→ STATED EXERCISE
Copy everything in the data below exactly except the pictures.

→ DATA PROVIDED
## start
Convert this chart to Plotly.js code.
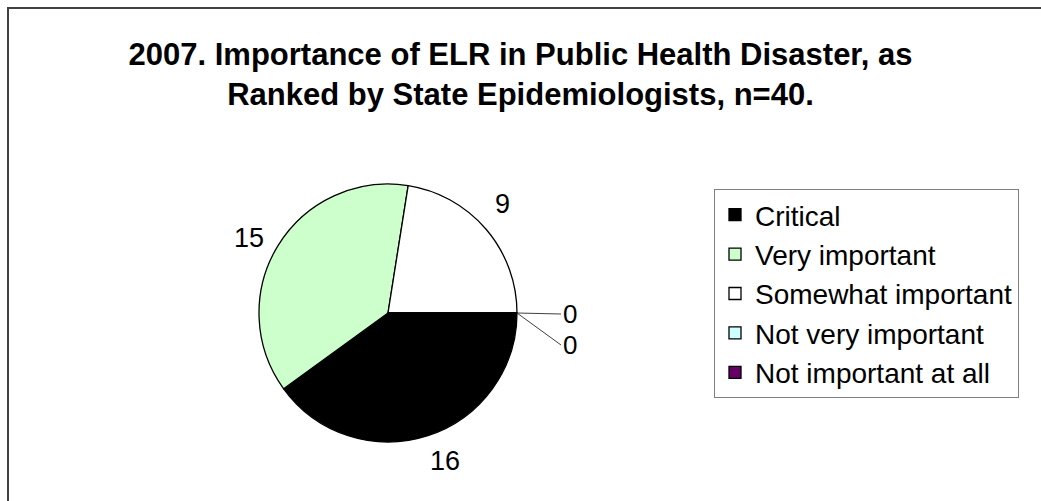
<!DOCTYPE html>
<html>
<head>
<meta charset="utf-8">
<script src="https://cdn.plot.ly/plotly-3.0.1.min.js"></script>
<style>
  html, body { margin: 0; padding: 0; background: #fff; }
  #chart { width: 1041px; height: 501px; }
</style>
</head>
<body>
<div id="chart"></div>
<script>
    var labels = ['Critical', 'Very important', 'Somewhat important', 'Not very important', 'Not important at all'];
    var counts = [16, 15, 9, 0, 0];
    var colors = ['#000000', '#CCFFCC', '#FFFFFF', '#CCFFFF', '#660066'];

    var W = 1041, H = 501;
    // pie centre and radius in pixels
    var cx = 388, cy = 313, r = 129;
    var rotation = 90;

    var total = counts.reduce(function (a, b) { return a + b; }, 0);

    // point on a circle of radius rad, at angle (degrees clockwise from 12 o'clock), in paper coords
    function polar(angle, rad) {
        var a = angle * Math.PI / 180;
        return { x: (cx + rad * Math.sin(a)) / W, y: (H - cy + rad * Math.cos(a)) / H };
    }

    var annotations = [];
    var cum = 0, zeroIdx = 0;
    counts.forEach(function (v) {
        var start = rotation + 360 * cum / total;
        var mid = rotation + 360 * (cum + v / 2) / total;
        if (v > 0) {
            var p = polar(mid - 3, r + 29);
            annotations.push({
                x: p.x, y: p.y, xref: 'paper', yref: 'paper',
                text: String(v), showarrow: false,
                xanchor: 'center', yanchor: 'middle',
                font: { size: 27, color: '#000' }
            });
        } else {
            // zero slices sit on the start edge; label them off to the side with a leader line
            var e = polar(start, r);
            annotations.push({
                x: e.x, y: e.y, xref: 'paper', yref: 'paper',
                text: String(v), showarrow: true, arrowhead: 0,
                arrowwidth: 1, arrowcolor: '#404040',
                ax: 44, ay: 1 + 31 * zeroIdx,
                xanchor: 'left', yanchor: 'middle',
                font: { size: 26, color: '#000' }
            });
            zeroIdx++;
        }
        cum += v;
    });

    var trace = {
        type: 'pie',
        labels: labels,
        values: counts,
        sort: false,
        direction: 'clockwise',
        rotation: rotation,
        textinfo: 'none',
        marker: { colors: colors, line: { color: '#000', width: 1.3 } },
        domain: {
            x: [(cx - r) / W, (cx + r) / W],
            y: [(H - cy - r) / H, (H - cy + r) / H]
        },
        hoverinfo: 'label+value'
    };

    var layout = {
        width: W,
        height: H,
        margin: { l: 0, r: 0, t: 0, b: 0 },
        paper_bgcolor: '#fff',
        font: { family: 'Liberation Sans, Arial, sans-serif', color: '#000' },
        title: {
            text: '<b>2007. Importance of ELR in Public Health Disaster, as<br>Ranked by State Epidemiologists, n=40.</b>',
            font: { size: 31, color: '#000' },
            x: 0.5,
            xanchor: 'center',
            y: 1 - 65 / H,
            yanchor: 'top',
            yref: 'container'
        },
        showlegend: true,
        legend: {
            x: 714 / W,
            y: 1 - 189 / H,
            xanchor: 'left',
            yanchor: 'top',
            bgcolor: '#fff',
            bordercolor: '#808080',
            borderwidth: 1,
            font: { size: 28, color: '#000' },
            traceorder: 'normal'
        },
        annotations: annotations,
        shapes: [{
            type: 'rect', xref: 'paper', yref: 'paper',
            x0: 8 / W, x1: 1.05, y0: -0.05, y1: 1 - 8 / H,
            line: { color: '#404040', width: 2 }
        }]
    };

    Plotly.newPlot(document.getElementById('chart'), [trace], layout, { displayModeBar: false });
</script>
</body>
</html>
## end
→ ANSWER TO THE TASK
Convert this chart to Plotly.js code.
<!DOCTYPE html>
<html>
<head>
<meta charset="utf-8">
<script src="https://cdn.plot.ly/plotly-3.0.1.min.js"></script>
<style>
  html, body { margin: 0; padding: 0; background: #fff; }
  #chart { width: 1041px; height: 501px; }
</style>
</head>
<body>
<div id="chart"></div>
<script>
    var labels = ['Critical', 'Very important', 'Somewhat important', 'Not very important', 'Not important at all'];
    var counts = [16, 15, 9, 0, 0];
    var colors = ['#000000', '#CCFFCC', '#FFFFFF', '#CCFFFF', '#660066'];

    var W = 1041, H = 501;
    // pie centre and radius in pixels
    var cx = 388, cy = 313, r = 129;
    var rotation = 90;

    var total = counts.reduce(function (a, b) { return a + b; }, 0);

    // point on a circle of radius rad, at angle (degrees clockwise from 12 o'clock), in paper coords
    function polar(angle, rad) {
        var a = angle * Math.PI / 180;
        return { x: (cx + rad * Math.sin(a)) / W, y: (H - cy + rad * Math.cos(a)) / H };
    }

    var annotations = [];
    var cum = 0, zeroIdx = 0;
    counts.forEach(function (v) {
        var start = rotation + 360 * cum / total;
        var mid = rotation + 360 * (cum + v / 2) / total;
        if (v > 0) {
            var p = polar(mid - 3, r + 29);
            annotations.push({
                x: p.x, y: p.y, xref: 'paper', yref: 'paper',
                text: String(v), showarrow: false,
                xanchor: 'center', yanchor: 'middle',
                font: { size: 27, color: '#000' }
            });
        } else {
            // zero slices sit on the start edge; label them off to the side with a leader line
            var e = polar(start, r);
            annotations.push({
                x: e.x, y: e.y, xref: 'paper', yref: 'paper',
                text: String(v), showarrow: true, arrowhead: 0,
                arrowwidth: 1, arrowcolor: '#404040',
                ax: 44, ay: 1 + 31 * zeroIdx,
                xanchor: 'left', yanchor: 'middle',
                font: { size: 26, color: '#000' }
            });
            zeroIdx++;
        }
        cum += v;
    });

    var trace = {
        type: 'pie',
        labels: labels,
        values: counts,
        sort: false,
        direction: 'clockwise',
        rotation: rotation,
        textinfo: 'none',
        marker: { colors: colors, line: { color: '#000', width: 1.3 } },
        domain: {
            x: [(cx - r) / W, (cx + r) / W],
            y: [(H - cy - r) / H, (H - cy + r) / H]
        },
        hoverinfo: 'label+value'
    };

    var layout = {
        width: W,
        height: H,
        margin: { l: 0, r: 0, t: 0, b: 0 },
        paper_bgcolor: '#fff',
        font: { family: 'Liberation Sans, Arial, sans-serif', color: '#000' },
        title: {
            text: '<b>2007. Importance of ELR in Public Health Disaster, as<br>Ranked by State Epidemiologists, n=40.</b>',
            font: { size: 31, color: '#000' },
            x: 0.5,
            xanchor: 'center',
            y: 1 - 65 / H,
            yanchor: 'top',
            yref: 'container'
        },
        showlegend: true,
        legend: {
            x: 714 / W,
            y: 1 - 189 / H,
            xanchor: 'left',
            yanchor: 'top',
            bgcolor: '#fff',
            bordercolor: '#808080',
            borderwidth: 1,
            font: { size: 28, color: '#000' },
            traceorder: 'normal'
        },
        annotations: annotations,
        shapes: [{
            type: 'rect', xref: 'paper', yref: 'paper',
            x0: 8 / W, x1: 1.05, y0: -0.05, y1: 1 - 8 / H,
            line: { color: '#404040', width: 2 }
        }]
    };

    Plotly.newPlot(document.getElementById('chart'), [trace], layout, { displayModeBar: false });
</script>
</body>
</html>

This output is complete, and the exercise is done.